Paix et justice au Darfour : les droits des victimes pris en otage

Alors que la situation des droits de l’Homme est toujours plus alarmante au Darfour, la FIDH et son organisation affiliée SOAT (Organisation soudanaise contre la torture) condamnent l’opposition des autorités soudanaises à l’intervention de forces onusiennes et appellent les autorités soudanaises à coopérer activement avec la Cour pénale internationale (CPI), un an après sa saisine par le Conseil de sécurité des Nations unies sur la situation au Darfour.

Le Conseil de sécurité des Nations unies a décidé par la résolution 1663 (2006) du 24 mars 2006 de proroger le mandat de la Mission des Nations unies au Soudan (UNMIS) aux côtés de la Mission de l’Union africaine au Soudan (MUAS), jusqu’au 24 septembre 2006, et donne mandat au Secrétaire général des Nations unies de négocier avec les parties concernées le passage de la MUAS à une opération des Nations unies.

Si cette résolution, adoptée à l’unanimité, rend compte de la volonté des Nations unies de demeurer activement saisies de la situation au Darfour, la FIDH et SOAT s’inquiètent du refus réitéré par le gouvernement soudanais, avant et pendant le Sommet de la Ligue des Etats arabes qui s’est tenu du 28 au 30 mars 2006 à Karthoum, d’un déploiement d’une force internationale se substituant aux troupes de l’Union africaine. Les dirigeants arabes ont apporté leur soutien au Soudan, en affirmant le rejet de tout intervention onusienne, tout en s’engageant à financer les troupes de l’Union africaine pendant 6 mois, à partir d’octobre 2006. Quant à l’Union africaine, en principe disposée à un tel transfert, elle se trouve face à l’hostilité de Karthoum et au souci de ne pas présenter un échec pour sa première mission de maintien de la paix.

Tout en considérant les efforts entrepris par la MUAS pour faire appliquer le cessez-le-feu, la FIDH et SOAT considèrent que ce transfert onusien s’impose constatant la persistence des graves violations des droits de l’homme et du droit international humanitaire au Darfour.
 Par conséquent, la FIDH et SOAT appellent le gouvernement du Soudan à prendre acte de la résolution du Conseil de sécurité et permettant le transfert des forces africaines à celles des Nations unies.
 Par ailleurs, la FIDH et SOAT appellent le Conseil de sécurité à clarifier les termes du mandat qu’il entend confier aux forces internationales, pour inclure - sous l’autorité du chapitre VII de la Charte des Nations unies - la nécessaire protection des populations civiles et la coopération avec les organes de la Cour pénale internationale.

L’absence de volonté du Soudan de régler le conflit au Darfour est également attestée par l’impunité consacrée aux auteurs des crimes les plus graves perpétrés dans la région.
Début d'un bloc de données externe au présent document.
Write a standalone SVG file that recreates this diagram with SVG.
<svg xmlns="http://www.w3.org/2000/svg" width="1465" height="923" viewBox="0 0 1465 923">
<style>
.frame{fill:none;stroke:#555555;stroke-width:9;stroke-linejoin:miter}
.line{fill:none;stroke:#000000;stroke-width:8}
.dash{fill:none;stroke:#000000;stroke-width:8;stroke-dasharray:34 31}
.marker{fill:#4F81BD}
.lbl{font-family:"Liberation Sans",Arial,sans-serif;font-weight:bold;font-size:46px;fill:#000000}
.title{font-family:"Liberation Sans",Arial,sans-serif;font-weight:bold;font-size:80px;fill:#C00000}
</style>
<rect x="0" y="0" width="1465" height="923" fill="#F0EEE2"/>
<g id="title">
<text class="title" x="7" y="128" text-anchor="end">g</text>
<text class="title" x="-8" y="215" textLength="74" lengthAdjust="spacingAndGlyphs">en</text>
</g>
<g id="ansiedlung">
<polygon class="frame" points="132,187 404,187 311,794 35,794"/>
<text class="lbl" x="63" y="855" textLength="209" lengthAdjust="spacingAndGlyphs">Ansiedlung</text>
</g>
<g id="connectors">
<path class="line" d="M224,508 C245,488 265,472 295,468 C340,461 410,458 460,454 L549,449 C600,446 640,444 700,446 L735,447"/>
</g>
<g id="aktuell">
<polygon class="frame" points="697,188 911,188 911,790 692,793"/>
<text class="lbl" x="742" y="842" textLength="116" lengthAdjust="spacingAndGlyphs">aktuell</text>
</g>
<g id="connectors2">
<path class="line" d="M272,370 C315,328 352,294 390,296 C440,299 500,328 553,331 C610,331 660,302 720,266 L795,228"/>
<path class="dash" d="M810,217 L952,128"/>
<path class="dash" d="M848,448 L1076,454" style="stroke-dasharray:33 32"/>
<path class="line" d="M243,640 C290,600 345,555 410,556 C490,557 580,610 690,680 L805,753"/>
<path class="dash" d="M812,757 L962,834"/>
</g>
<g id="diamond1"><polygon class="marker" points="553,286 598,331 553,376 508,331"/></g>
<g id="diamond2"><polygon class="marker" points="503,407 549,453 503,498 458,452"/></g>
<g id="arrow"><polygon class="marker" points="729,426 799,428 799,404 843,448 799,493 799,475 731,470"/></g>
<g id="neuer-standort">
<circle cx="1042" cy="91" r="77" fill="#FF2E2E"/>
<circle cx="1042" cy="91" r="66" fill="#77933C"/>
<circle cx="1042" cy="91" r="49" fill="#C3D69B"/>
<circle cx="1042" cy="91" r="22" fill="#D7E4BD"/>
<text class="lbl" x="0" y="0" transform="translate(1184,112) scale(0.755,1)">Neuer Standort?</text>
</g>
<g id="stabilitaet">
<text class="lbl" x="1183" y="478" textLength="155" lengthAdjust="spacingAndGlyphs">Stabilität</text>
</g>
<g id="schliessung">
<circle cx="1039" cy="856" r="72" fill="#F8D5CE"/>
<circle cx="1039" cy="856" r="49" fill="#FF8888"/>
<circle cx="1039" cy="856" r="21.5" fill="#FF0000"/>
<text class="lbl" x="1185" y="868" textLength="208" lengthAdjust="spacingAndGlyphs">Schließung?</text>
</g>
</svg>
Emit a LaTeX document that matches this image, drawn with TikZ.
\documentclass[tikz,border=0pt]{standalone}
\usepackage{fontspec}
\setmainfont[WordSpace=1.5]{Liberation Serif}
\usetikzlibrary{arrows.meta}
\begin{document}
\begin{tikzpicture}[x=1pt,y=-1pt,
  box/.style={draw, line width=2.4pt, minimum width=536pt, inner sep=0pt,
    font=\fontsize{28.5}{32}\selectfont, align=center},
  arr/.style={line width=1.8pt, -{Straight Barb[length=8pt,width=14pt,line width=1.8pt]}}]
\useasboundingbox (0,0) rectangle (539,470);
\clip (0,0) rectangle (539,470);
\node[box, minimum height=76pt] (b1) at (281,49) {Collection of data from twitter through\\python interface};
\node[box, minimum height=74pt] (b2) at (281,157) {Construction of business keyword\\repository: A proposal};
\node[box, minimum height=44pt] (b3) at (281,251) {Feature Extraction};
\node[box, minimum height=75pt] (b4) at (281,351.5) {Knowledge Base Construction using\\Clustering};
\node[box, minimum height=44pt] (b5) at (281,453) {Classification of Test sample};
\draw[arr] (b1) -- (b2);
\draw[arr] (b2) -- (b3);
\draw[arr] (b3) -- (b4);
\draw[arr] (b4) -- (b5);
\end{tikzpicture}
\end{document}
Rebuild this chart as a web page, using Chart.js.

La FIDH et SOAT publient un rapport intitulé « La Cour pénale internationale et le Soudan : accès à la justice et droits des victimes », qui présente les interventions de la société civile et des représentants des autorités nationales à l’occasion d’un séminaire organisé les 2 et 3 octobre 2005, à Khartoum sur la lutte contre l’impunité au Darfour et les conséquences de la saisine de la CPI par le Conseil de sécurité. A cette occasion, la société civile insistait déjà sur l’importance d’un accès effectif à la justice des victimes de crimes contre l’humanité, de génocide et de crimes de guerre devant les juridictions nationales et internationale et recommandait aux autorités soudanaises non seulement une étroite coopération avec la Cour, mais également un engagement ferme du gouvernement dans la lutte contre l’impunité au niveau national, conformément au principe de complémentarité [1].

Pourtant, le tribunal spécial pour le Darfour, créé en juin 2005 pour juger des crimes de guerre commis dans cette région, n’a ni la volonté, ni la capacité de répondre aux attentes des victimes et de la société civile.

Aussi, face à l’aggravation de la situation au Darfour et la défaillance du système judiciaire soudanais, la FIDH et SOAT considèrent que l’intervention des forces des Nations unies aux côtés de la justice internationale qu’incarne la CPI, est la seule solution viable pour contribuer effectivement à mettre un terme aux graves violations des droits de l’Homme et du droit international humanitaire qui heurtent la communauté internationale dans son ensemble.